Copy nothing but the text: reproduce each line of the listing exactly and leave the pictures out.

* BEGIN Data section *

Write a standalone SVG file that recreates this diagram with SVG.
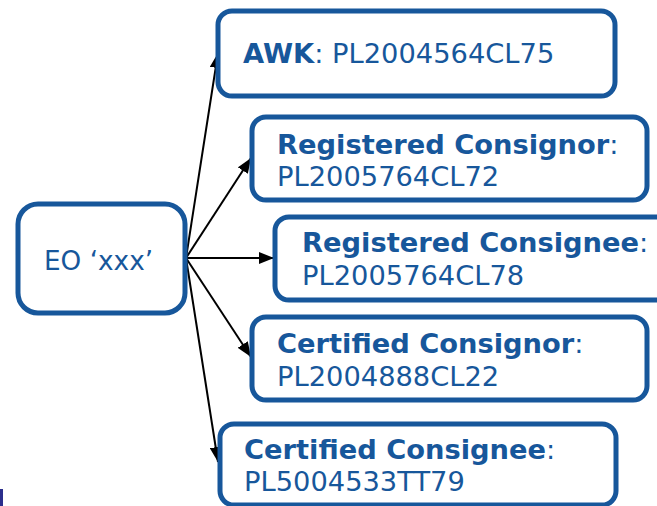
<svg xmlns="http://www.w3.org/2000/svg" width="657" height="506" viewBox="0 0 657 506">
<defs>
<marker id="ah" viewBox="0 0 15 12" refX="15" refY="6" markerWidth="15" markerHeight="12" markerUnits="userSpaceOnUse" orient="auto">
<path d="M0,0 L15,6 L0,12 z" fill="#000"/>
</marker>
<style>
.box{fill:#fff;stroke:#17579b;stroke-width:5}
.t{font-family:"DejaVu Sans",Verdana,sans-serif;font-size:27.3px;fill:#17579b}
.b{font-weight:bold}
.c{fill:none;stroke:#000;stroke-width:2;marker-end:url(#ah)}
</style>
</defs>
<rect width="657" height="506" fill="#fff"/>
<rect x="0" y="489" width="3" height="17" fill="#2b2e8c"/>
<g id="connectors">
<line class="c" x1="186" y1="258" x2="218" y2="53"/>
<line class="c" x1="186" y1="258" x2="251" y2="158"/>
<line class="c" x1="186" y1="258" x2="274" y2="258"/>
<line class="c" x1="186" y1="258" x2="251" y2="357"/>
<line class="c" x1="186" y1="258" x2="218" y2="462"/>
</g>
<g id="eo">
<rect class="box" x="18" y="204" width="167" height="109" rx="20"/>
<text class="t" x="44" y="270" style="font-size:26.3px">EO ‘xxx’</text>
</g>
<g id="awk">
<rect class="box" x="218" y="11" width="397" height="85" rx="14"/>
<text class="t" x="243" y="63"><tspan class="b">AWK</tspan>: PL2004564CL75</text>
</g>
<g id="reg-consignor">
<rect class="box" x="252" y="117" width="395" height="83" rx="14"/>
<text class="t" x="277" y="154"><tspan class="b">Registered Consignor</tspan>:</text>
<text class="t" x="277" y="186">PL2005764CL72</text>
</g>
<g id="reg-consignee">
<rect class="box" x="275" y="217" width="420" height="83" rx="14"/>
<text class="t" x="302" y="252"><tspan class="b">Registered Consignee</tspan>:</text>
<text class="t" x="302" y="285">PL2005764CL78</text>
</g>
<g id="cert-consignor">
<rect class="box" x="252" y="317" width="395" height="83" rx="14"/>
<text class="t" x="277" y="353"><tspan class="b">Certified Consignor</tspan>:</text>
<text class="t" x="277" y="386">PL2004888CL22</text>
</g>
<g id="cert-consignee">
<rect class="box" x="220" y="424" width="396" height="81" rx="14"/>
<text class="t" x="244" y="459"><tspan class="b">Certified Consignee</tspan>:</text>
<text class="t" x="244" y="491">PL5004533TT79</text>
</g>
</svg>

* END Data section *

## Final result
Write a standalone SVG file that recreates this diagram with SVG.
<svg xmlns="http://www.w3.org/2000/svg" width="657" height="506" viewBox="0 0 657 506">
<defs>
<marker id="ah" viewBox="0 0 15 12" refX="15" refY="6" markerWidth="15" markerHeight="12" markerUnits="userSpaceOnUse" orient="auto">
<path d="M0,0 L15,6 L0,12 z" fill="#000"/>
</marker>
<style>
.box{fill:#fff;stroke:#17579b;stroke-width:5}
.t{font-family:"DejaVu Sans",Verdana,sans-serif;font-size:27.3px;fill:#17579b}
.b{font-weight:bold}
.c{fill:none;stroke:#000;stroke-width:2;marker-end:url(#ah)}
</style>
</defs>
<rect width="657" height="506" fill="#fff"/>
<rect x="0" y="489" width="3" height="17" fill="#2b2e8c"/>
<g id="connectors">
<line class="c" x1="186" y1="258" x2="218" y2="53"/>
<line class="c" x1="186" y1="258" x2="251" y2="158"/>
<line class="c" x1="186" y1="258" x2="274" y2="258"/>
<line class="c" x1="186" y1="258" x2="251" y2="357"/>
<line class="c" x1="186" y1="258" x2="218" y2="462"/>
</g>
<g id="eo">
<rect class="box" x="18" y="204" width="167" height="109" rx="20"/>
<text class="t" x="44" y="270" style="font-size:26.3px">EO ‘xxx’</text>
</g>
<g id="awk">
<rect class="box" x="218" y="11" width="397" height="85" rx="14"/>
<text class="t" x="243" y="63"><tspan class="b">AWK</tspan>: PL2004564CL75</text>
</g>
<g id="reg-consignor">
<rect class="box" x="252" y="117" width="395" height="83" rx="14"/>
<text class="t" x="277" y="154"><tspan class="b">Registered Consignor</tspan>:</text>
<text class="t" x="277" y="186">PL2005764CL72</text>
</g>
<g id="reg-consignee">
<rect class="box" x="275" y="217" width="420" height="83" rx="14"/>
<text class="t" x="302" y="252"><tspan class="b">Registered Consignee</tspan>:</text>
<text class="t" x="302" y="285">PL2005764CL78</text>
</g>
<g id="cert-consignor">
<rect class="box" x="252" y="317" width="395" height="83" rx="14"/>
<text class="t" x="277" y="353"><tspan class="b">Certified Consignor</tspan>:</text>
<text class="t" x="277" y="386">PL2004888CL22</text>
</g>
<g id="cert-consignee">
<rect class="box" x="220" y="424" width="396" height="81" rx="14"/>
<text class="t" x="244" y="459"><tspan class="b">Certified Consignee</tspan>:</text>
<text class="t" x="244" y="491">PL5004533TT79</text>
</g>
</svg>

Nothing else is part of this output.